--- Short problem ---
Reproduce the listing below exactly, beginning with its first line and ending with the line that holds "const lowLevel = 1000, normalLevel = 100;"; pictures are not part of the copy.
***
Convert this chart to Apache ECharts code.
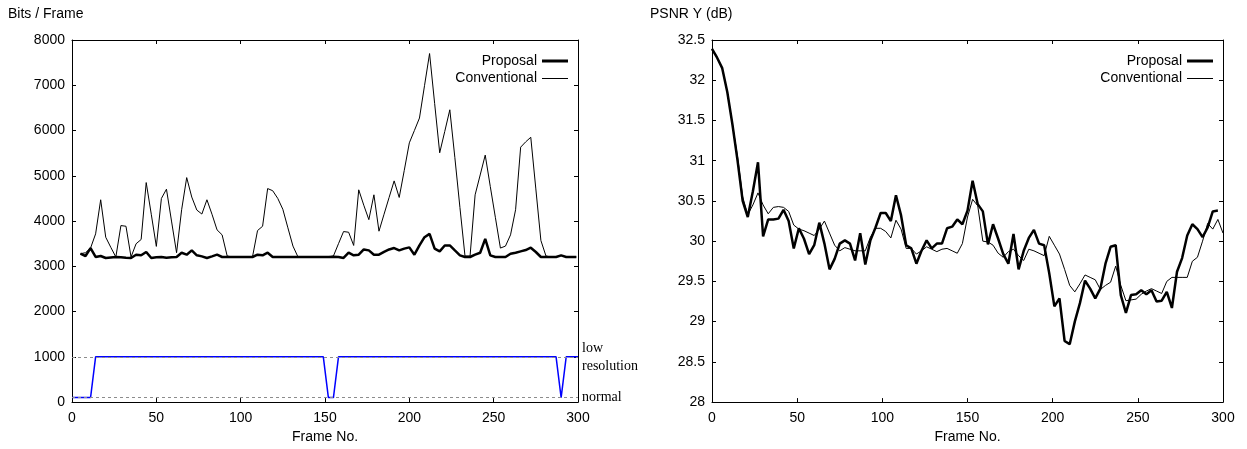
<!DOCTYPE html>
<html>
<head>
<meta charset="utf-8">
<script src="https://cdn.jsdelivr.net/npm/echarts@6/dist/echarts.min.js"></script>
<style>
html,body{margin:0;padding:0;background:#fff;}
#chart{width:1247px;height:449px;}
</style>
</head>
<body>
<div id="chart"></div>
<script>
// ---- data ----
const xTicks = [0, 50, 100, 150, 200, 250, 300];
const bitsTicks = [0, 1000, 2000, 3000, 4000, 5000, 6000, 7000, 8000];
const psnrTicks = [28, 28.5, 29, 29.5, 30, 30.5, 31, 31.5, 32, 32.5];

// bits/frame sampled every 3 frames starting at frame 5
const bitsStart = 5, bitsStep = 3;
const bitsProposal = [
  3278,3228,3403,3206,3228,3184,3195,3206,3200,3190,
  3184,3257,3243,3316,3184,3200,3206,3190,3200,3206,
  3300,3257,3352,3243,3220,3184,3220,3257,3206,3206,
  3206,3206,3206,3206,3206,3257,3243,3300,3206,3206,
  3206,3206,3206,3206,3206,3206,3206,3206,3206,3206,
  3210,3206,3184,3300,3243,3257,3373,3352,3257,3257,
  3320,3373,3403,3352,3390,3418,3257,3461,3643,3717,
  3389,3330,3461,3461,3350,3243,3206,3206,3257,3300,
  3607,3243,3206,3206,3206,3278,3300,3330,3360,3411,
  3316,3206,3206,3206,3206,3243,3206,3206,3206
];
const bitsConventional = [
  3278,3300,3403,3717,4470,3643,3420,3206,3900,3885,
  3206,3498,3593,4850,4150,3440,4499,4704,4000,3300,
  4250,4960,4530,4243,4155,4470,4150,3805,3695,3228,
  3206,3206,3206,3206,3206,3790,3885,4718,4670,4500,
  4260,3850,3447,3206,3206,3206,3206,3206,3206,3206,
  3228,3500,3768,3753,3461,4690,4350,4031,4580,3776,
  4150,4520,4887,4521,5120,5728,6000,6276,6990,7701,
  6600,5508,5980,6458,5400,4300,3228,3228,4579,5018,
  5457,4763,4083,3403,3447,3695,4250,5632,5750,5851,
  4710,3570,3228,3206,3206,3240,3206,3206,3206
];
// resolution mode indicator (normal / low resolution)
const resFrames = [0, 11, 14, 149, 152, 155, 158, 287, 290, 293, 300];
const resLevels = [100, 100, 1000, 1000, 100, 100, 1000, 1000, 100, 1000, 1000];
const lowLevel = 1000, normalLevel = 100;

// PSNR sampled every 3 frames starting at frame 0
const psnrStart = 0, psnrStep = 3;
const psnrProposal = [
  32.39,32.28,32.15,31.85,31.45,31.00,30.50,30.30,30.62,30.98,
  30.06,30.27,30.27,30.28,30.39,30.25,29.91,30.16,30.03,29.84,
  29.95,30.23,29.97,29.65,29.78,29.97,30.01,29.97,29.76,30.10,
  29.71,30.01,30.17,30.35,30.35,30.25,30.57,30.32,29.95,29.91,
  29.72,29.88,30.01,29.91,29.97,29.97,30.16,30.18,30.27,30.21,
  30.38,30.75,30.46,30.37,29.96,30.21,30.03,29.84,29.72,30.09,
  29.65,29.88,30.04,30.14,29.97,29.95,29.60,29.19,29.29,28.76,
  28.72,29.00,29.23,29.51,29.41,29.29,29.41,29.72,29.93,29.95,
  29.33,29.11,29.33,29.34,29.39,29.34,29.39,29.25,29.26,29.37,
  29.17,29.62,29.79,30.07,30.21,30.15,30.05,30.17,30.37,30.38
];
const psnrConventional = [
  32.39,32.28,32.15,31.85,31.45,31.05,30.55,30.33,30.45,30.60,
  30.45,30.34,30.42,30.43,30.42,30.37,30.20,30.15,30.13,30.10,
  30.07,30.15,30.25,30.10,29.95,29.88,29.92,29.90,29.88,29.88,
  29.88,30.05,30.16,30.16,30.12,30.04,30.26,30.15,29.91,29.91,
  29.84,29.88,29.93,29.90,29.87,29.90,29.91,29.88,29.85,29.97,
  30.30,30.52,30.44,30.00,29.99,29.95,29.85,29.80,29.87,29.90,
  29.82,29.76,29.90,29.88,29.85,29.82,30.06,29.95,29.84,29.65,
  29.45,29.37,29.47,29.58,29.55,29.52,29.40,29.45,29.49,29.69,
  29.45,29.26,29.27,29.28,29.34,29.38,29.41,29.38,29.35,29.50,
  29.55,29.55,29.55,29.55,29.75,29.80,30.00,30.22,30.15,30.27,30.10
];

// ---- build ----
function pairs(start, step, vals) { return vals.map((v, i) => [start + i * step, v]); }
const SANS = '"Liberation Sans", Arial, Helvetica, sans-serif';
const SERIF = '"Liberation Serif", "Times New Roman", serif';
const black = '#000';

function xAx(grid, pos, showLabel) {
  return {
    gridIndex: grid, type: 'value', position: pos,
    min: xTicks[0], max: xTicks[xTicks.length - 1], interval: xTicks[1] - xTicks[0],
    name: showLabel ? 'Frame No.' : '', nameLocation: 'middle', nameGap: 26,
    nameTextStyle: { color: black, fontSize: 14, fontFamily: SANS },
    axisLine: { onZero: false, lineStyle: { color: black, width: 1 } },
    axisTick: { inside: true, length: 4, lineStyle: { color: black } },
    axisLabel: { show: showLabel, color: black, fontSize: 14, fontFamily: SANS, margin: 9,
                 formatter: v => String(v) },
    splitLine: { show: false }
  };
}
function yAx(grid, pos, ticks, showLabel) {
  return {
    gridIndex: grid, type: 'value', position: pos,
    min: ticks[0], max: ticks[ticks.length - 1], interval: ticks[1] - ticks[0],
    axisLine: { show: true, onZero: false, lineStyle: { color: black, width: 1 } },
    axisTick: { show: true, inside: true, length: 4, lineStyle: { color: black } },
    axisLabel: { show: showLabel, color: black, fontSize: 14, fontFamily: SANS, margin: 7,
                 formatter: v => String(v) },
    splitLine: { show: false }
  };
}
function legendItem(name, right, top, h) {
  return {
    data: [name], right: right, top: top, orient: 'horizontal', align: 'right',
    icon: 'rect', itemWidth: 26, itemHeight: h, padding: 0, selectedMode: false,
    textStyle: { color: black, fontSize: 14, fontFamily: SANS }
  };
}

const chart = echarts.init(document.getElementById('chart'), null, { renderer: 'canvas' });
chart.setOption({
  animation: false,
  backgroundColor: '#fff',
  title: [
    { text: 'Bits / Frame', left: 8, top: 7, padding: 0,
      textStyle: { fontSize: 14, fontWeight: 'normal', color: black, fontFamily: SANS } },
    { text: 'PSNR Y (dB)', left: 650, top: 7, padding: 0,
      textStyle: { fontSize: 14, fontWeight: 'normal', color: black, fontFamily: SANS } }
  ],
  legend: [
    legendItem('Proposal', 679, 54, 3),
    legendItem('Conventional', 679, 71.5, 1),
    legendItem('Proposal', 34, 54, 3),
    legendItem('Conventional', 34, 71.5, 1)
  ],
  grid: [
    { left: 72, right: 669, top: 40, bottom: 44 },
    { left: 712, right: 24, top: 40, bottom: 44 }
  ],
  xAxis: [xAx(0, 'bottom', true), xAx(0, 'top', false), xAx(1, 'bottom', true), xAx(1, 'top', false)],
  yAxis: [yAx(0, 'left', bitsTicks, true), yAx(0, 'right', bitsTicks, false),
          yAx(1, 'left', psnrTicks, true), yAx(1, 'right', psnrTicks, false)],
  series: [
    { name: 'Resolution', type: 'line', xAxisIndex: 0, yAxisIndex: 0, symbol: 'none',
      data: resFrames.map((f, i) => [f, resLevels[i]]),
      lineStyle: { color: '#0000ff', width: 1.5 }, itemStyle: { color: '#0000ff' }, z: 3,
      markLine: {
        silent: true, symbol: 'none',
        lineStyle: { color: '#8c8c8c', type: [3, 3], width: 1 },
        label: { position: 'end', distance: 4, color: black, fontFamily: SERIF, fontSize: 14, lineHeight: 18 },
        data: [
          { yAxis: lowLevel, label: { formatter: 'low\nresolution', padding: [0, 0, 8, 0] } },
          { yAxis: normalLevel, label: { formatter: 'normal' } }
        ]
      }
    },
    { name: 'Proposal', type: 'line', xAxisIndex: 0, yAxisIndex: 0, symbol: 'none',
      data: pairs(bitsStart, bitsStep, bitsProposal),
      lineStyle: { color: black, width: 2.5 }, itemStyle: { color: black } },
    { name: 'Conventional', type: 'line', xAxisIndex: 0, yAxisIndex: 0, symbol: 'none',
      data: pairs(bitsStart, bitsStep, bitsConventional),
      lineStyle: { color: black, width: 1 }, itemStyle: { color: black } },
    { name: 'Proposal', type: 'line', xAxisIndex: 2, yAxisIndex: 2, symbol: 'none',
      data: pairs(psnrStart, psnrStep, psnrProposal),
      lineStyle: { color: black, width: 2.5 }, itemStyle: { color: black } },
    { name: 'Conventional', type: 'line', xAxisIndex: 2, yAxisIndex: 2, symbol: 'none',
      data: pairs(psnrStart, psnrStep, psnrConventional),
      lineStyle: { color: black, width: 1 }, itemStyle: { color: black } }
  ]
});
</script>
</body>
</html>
***
--- Reply to the task ---
Convert this chart to Apache ECharts code.
<!DOCTYPE html>
<html>
<head>
<meta charset="utf-8">
<script src="https://cdn.jsdelivr.net/npm/echarts@6/dist/echarts.min.js"></script>
<style>
html,body{margin:0;padding:0;background:#fff;}
#chart{width:1247px;height:449px;}
</style>
</head>
<body>
<div id="chart"></div>
<script>
// ---- data ----
const xTicks = [0, 50, 100, 150, 200, 250, 300];
const bitsTicks = [0, 1000, 2000, 3000, 4000, 5000, 6000, 7000, 8000];
const psnrTicks = [28, 28.5, 29, 29.5, 30, 30.5, 31, 31.5, 32, 32.5];

// bits/frame sampled every 3 frames starting at frame 5
const bitsStart = 5, bitsStep = 3;
const bitsProposal = [
  3278,3228,3403,3206,3228,3184,3195,3206,3200,3190,
  3184,3257,3243,3316,3184,3200,3206,3190,3200,3206,
  3300,3257,3352,3243,3220,3184,3220,3257,3206,3206,
  3206,3206,3206,3206,3206,3257,3243,3300,3206,3206,
  3206,3206,3206,3206,3206,3206,3206,3206,3206,3206,
  3210,3206,3184,3300,3243,3257,3373,3352,3257,3257,
  3320,3373,3403,3352,3390,3418,3257,3461,3643,3717,
  3389,3330,3461,3461,3350,3243,3206,3206,3257,3300,
  3607,3243,3206,3206,3206,3278,3300,3330,3360,3411,
  3316,3206,3206,3206,3206,3243,3206,3206,3206
];
const bitsConventional = [
  3278,3300,3403,3717,4470,3643,3420,3206,3900,3885,
  3206,3498,3593,4850,4150,3440,4499,4704,4000,3300,
  4250,4960,4530,4243,4155,4470,4150,3805,3695,3228,
  3206,3206,3206,3206,3206,3790,3885,4718,4670,4500,
  4260,3850,3447,3206,3206,3206,3206,3206,3206,3206,
  3228,3500,3768,3753,3461,4690,4350,4031,4580,3776,
  4150,4520,4887,4521,5120,5728,6000,6276,6990,7701,
  6600,5508,5980,6458,5400,4300,3228,3228,4579,5018,
  5457,4763,4083,3403,3447,3695,4250,5632,5750,5851,
  4710,3570,3228,3206,3206,3240,3206,3206,3206
];
// resolution mode indicator (normal / low resolution)
const resFrames = [0, 11, 14, 149, 152, 155, 158, 287, 290, 293, 300];
const resLevels = [100, 100, 1000, 1000, 100, 100, 1000, 1000, 100, 1000, 1000];
const lowLevel = 1000, normalLevel = 100;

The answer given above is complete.